The rating action follows our review of banking sector industry and economic risks in Canada, taking into account the headwinds facing the Canadian economy, Canadian consumers' high debt levels, expectations of decelerating loan demand and continued pressure on margins, particularly in the Canadian retail sector, and areas of continuing weakness in the global economy and financial system.
We believe banks and credit unions operating in Canada are subject to an expanding set of potential stresses arising from competitive pressure on growth and margins, while asset quality is potentially vulnerable--in light of high consumer indebtedness--to developments that may trigger general economic deterioration in Canada.

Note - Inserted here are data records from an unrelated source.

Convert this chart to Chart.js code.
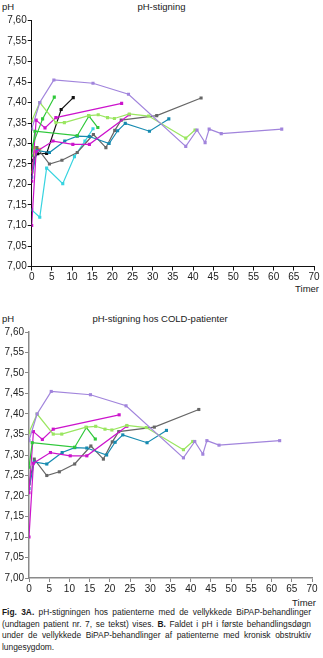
<!DOCTYPE html>
<html lang="da">
<head>
<meta charset="utf-8">
<script src="https://cdn.jsdelivr.net/npm/chart.js@4/dist/chart.umd.min.js"></script>
<style>
  body { margin: 0; width: 323px; height: 658px; background: #fff; position: relative; overflow: hidden;
         font-family: "Liberation Sans", Arial, sans-serif; color: #1a1a1a; }
  canvas { position: absolute; left: 0; }
  .lbl { position: absolute; font-size: 9.5px; line-height: 11px; white-space: nowrap; }
  #tekst { position: absolute; left: 2px; top: 607px; width: 309px; font-size: 8.4px; line-height: 11.5px; }
  #tekst div { text-align: justify; text-align-last: justify; white-space: nowrap; }
  #tekst div.sidst { text-align-last: left; }
</style>
</head>
<body>
<div class="lbl" style="left:2px;top:1px">pH</div>
<div class="lbl" style="left:0;width:323px;top:1px;text-align:center">pH-stigning</div>
<canvas id="graf1" width="323" height="282" style="top:0"></canvas>
<div class="lbl" style="right:4px;top:283px">Timer</div>

<div class="lbl" style="left:2px;top:313px">pH</div>
<div class="lbl" style="left:0;width:320px;top:313px;text-align:center">pH-stigning hos COLD-patienter</div>
<canvas id="graf2" width="323" height="296" style="top:300px"></canvas>
<div class="lbl" style="right:7px;top:597px">Timer</div>

<div id="tekst">
  <div><b>Fig. 3A.</b> pH-stigningen hos patienterne med de vellykkede BiPAP-behandlinger</div>
  <div>(undtagen patient nr. 7, se tekst) vises. <b>B.</b> Faldet i pH i første behandlingsdøgn</div>
  <div>under de vellykkede BiPAP-behandlinger af patienterne med kronisk obstruktiv</div>
  <div class="sidst">lungesygdom.</div>
</div>

<script>
// akser
const timerMin = 0, timerMax = 70, timerStep = 5;
const phMin = 7.0, phMax = 7.6, phStep = 0.05;

// målinger pr. patient: timer efter start og målt pH
const lillaTimer = [0, 2, 5.5, 15.2, 24, 38.2, 41, 43, 44, 47, 62];
const lillaPH    = [7.335, 7.40, 7.455, 7.447, 7.42, 7.293, 7.333, 7.302, 7.335, 7.324, 7.335];

const lysegroenTimer = [0, 2, 6, 8.1, 14.1, 16.5, 18.8, 20.5, 24.2, 29, 38.2, 40.5];
const lysegroenPH    = [7.355, 7.40, 7.351, 7.351, 7.368, 7.37, 7.363, 7.361, 7.372, 7.367, 7.313, 7.333];

const groenTimer = [0, 0.8, 11.3, 14.2, 16.4];
const groenPH    = [7.27, 7.33, 7.319, 7.367, 7.339];

const groen2Timer = [0, 2.7, 5.6];
const groen2PH    = [7.29, 7.36, 7.413];

const magentaTimer = [0, 1.1, 3.3, 6, 22.3];
const magentaPH    = [7.208, 7.357, 7.338, 7.363, 7.398];

const magenta2Timer = [0, 1.1, 5.3, 10.2, 14.3, 24.2];
const magenta2PH    = [7.10, 7.28, 7.306, 7.298, 7.298, 7.37];

const blaaTimer = [0, 1.3, 4.4, 8.2, 11.3, 14.3, 19.2, 21.3, 23.2, 29.2, 34];
const blaaPH    = [7.218, 7.283, 7.278, 7.306, 7.318, 7.317, 7.30, 7.331, 7.349, 7.33, 7.36];

const graaTimer = [0, 1.3, 4.4, 7.5, 11.3, 15.3, 18.4, 20.6, 22.2, 31, 42];
const graaPH    = [7.23, 7.29, 7.25, 7.259, 7.278, 7.322, 7.29, 7.332, 7.357, 7.368, 7.411];

const sortTimer = [0, 1.5, 3.7, 7.3, 10.3];
const sortPH    = [7.258, 7.275, 7.276, 7.383, 7.412];

const cyanTimer = [0, 2, 3.7, 7.7, 10.6, 13.2, 15.2];
const cyanPH    = [7.138, 7.12, 7.24, 7.202, 7.268, 7.306, 7.336];

const gulTimer = [0, 0.8, 2];
const gulPH    = [7.23, 7.29, 7.286];

function serie(timer, ph, farve) {
    return {
        data: timer.map((t, i) => ({ x: t, y: ph[i] })),
        borderColor: farve,
        backgroundColor: farve,
        borderWidth: 1.2,
        pointStyle: "rect",
        pointRadius: 2.2,
        pointBorderWidth: 0,
        tension: 0,
    };
}

const lilla = () => serie(lillaTimer, lillaPH, "#a184dc");
const lysegroen = () => serie(lysegroenTimer, lysegroenPH, "#9ae660");
const groen = () => serie(groenTimer, groenPH, "#2fc83a");
const groen2 = () => serie(groen2Timer, groen2PH, "#2fc83a");
const magenta = () => serie(magentaTimer, magentaPH, "#cc14cc");
const magenta2 = () => serie(magenta2Timer, magenta2PH, "#cc14cc");
const blaa = () => serie(blaaTimer, blaaPH, "#168ab0");
const graa = () => serie(graaTimer, graaPH, "#666666");
const sort = () => serie(sortTimer, sortPH, "#111111");
const cyan = () => serie(cyanTimer, cyanPH, "#38d4e0");
const gul = () => serie(gulTimer, gulPH, "#e2e21a");

function tegnGraf(canvas, datasets, opt) {
    const akseFont = { family: "'Liberation Sans', Arial, sans-serif", size: 10 };
    new Chart(canvas, {
        type: "line",
        data: { datasets: datasets },
        options: {
            responsive: false,
            animation: false,
            layout: { padding: { top: opt.top, right: opt.right, bottom: 0, left: 0 } },
            plugins: { legend: { display: false }, tooltip: { enabled: false } },
            scales: {
                x: {
                    type: "linear",
                    min: timerMin, max: timerMax,
                    ticks: { stepSize: timerStep, color: "#222", font: akseFont, padding: 1, maxRotation: 0 },
                    grid: { drawOnChartArea: false, drawTicks: true, tickLength: 4, color: opt.akse },
                    border: { display: true, color: opt.akse, width: opt.bredde },
                    afterFit: s => { s.height = opt.xHoejde; },
                },
                y: {
                    min: phMin, max: phMax,
                    ticks: {
                        stepSize: phStep, color: "#222", font: akseFont, padding: 1,
                        callback: v => v.toFixed(2).replace(".", ","),
                    },
                    grid: { drawOnChartArea: false, drawTicks: true, tickLength: 4, color: opt.akse },
                    border: { display: true, color: opt.akse, width: opt.bredde },
                    afterFit: s => { s.width = opt.yBredde; },
                },
            },
        },
    });
}

// A: alle vellykkede behandlinger
tegnGraf(document.getElementById("graf1"),
    [lilla(), lysegroen(), groen(), groen2(), magenta(), magenta2(), blaa(), graa(), sort(), cyan(), gul()],
    { top: 20.5, right: 9, xHoejde: 15.5, yBredde: 31.7, akse: "#111", bredde: 1 });

// B: COLD-patienter
tegnGraf(document.getElementById("graf2"),
    [lilla(), lysegroen(), groen(), magenta(), magenta2(), blaa(), graa()],
    { top: 32, right: 11, xHoejde: 18, yBredde: 29, akse: "#8a8a8a", bredde: 1.5 });
</script>
</body>
</html>
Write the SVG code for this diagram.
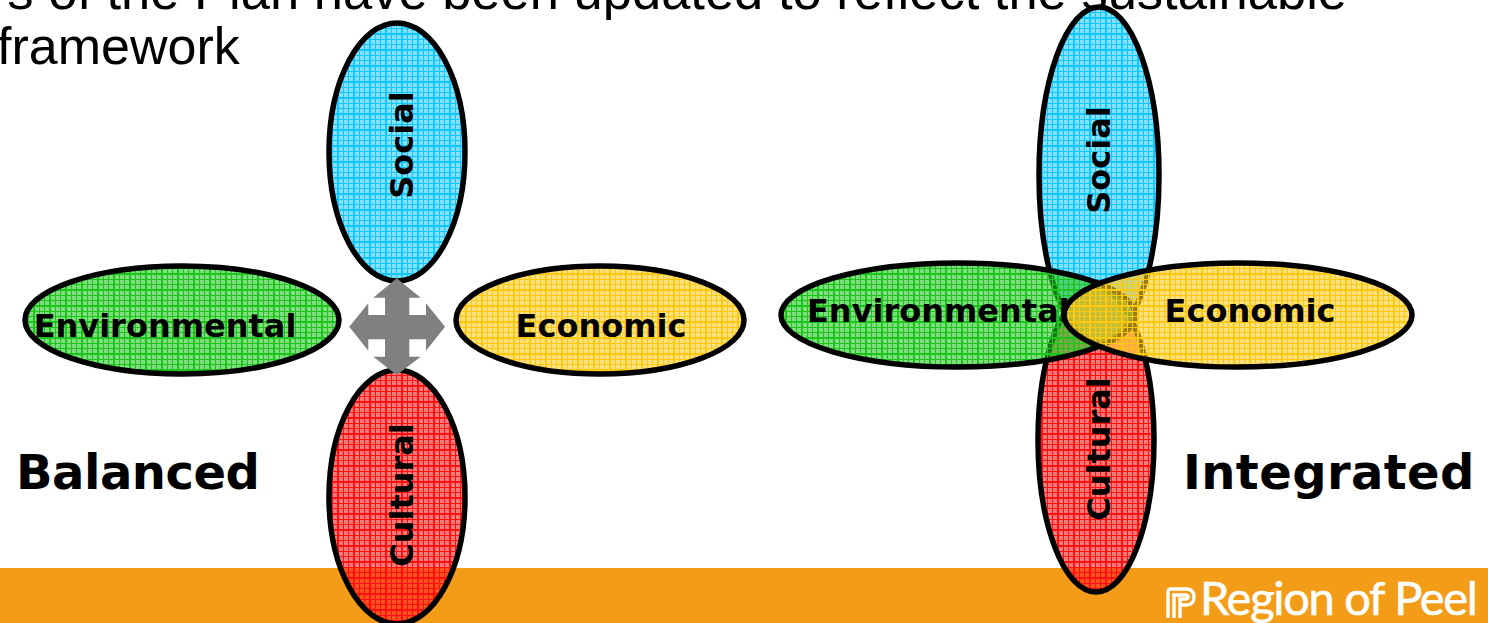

Consequently, we lowered our anchor SACP, which is the starting point for our ratings on financial institutions operating primarily in Canada, to 'a-' from 'a'. This is reflected in our revision of Banking Industry Country Risk Assessment (BICRA) for Canada to group '2' from '1' and revised our industry risk score, a component of the BICRA, to '2' from '1' (see "Various Rating Actions Taken On Canadian Financial Institutions Due To Rising Industry and Economic Risks," published Dec. 13, 2012, on RatingsDirect on the Global Credit Portal).
We believe that the banks and credit unions are under incremental pressure from the headwinds facing the Canadian economy. The acceleration of household debt to record levels has increased Canadian households' vulnerability to sudden shocks in incomes, employment, or a spike in interest rates. Exposure to the consumer sector accounts for nearly three-fifths of total bank loans, and losses on banks' uninsured loan portfolios--although recent performance levels have generally been strong--may be driven higher in the event of a substantial shock to household creditworthiness, though we expect effective regulatory supervision to remain a positive influence on Canadian bank credit quality.
Although we expect ongoing intensification of competitive dynamics in the Canadian banking sector, we note that overall Canada still remains positioned favorably vis-a-vis most of its global peers. However, a slowing economy risks exacerbating the already-intense competition between banks for loan and deposit share and puts further pressure on the margin and profitability of the Canadian financial institutions' retail and commercial lending businesses, the cornerstone of Canadian banking and largest contributor to revenues.
We also believe that Canadian financial institutions' risk tolerances may increase to compensate for lower profitability by reaching for yield through investments, more aggressive lending in higher yielding loans such as personal loans and credit cards, or potentially a pick-up in mergers and acquisitions activity.
Furthermore, we expect that continuing industry conditions will test banks' operational capabilities. Relative performance in areas such as service standards, cost control, operational effectiveness, underwriting discipline, and ability to integrate acquisitions will likely contribute to changes in market position and financial performance, and will have an impact on the relative credit standing among industry participants.
The ratings on Home Capital reflect its revised anchor of 'a-' along with company-specific rating factors. We view Home Capital's business position as "weak", given its effectively monoline business focus, and concentrated exposure to conditions in the Canadian housing sector, while recognizing the company has an incumbent position providing mortgage funding to the nonprime portion of the Canadian mortgage market.
We view Home Capital's capital and earnings as "strong" due to capital ratios above the regulatory threshold and ratios of most peer institutions, a projected risk-adjusted capital ratio above 11%, along with high quality of capital and a consistent and sizable earnings buffer.
We assess Home Capital's risk position as "moderate" due to the high growth orientation of the company and its concentrated exposure to the Canadian mortgage sector, including a focus that has shifted in favor of uninsured mortgages over the past year. We view the funding of Home Capital as "average" and its liquidity as "adequate", but anticipate ongoing evolution of funding arrangements given changing dynamics in Canada's retail deposit market, as well as structural changes relating to options for funding secured by residential mortgages.
The stable outlook reflects Standard & Poor's view that Home Capital's niche market position provides a degree of insulation from competition for mortgage origination, and that the company will effectively manage risks associated with elevated consumer debt levels and housing prices. We also expect that Home Capital has sufficient flexibility to adapt to funding market pressures.
An upgrade would depend primarily on the company achieving substantial further diversification of its asset portfolio while maintaining consistent performance in top-line growth and profitability.
We could lower the rating on HCG if there is sustained evidence of difficulties managing its growing loan portfolio while maintaining consistent credit standards, or if a severe and sustained downturn in the Canadian mortgage market undermines HCG's strong capital and earnings performance. A projected RAC ratio falling below 10% would trigger a reassessment of the rating.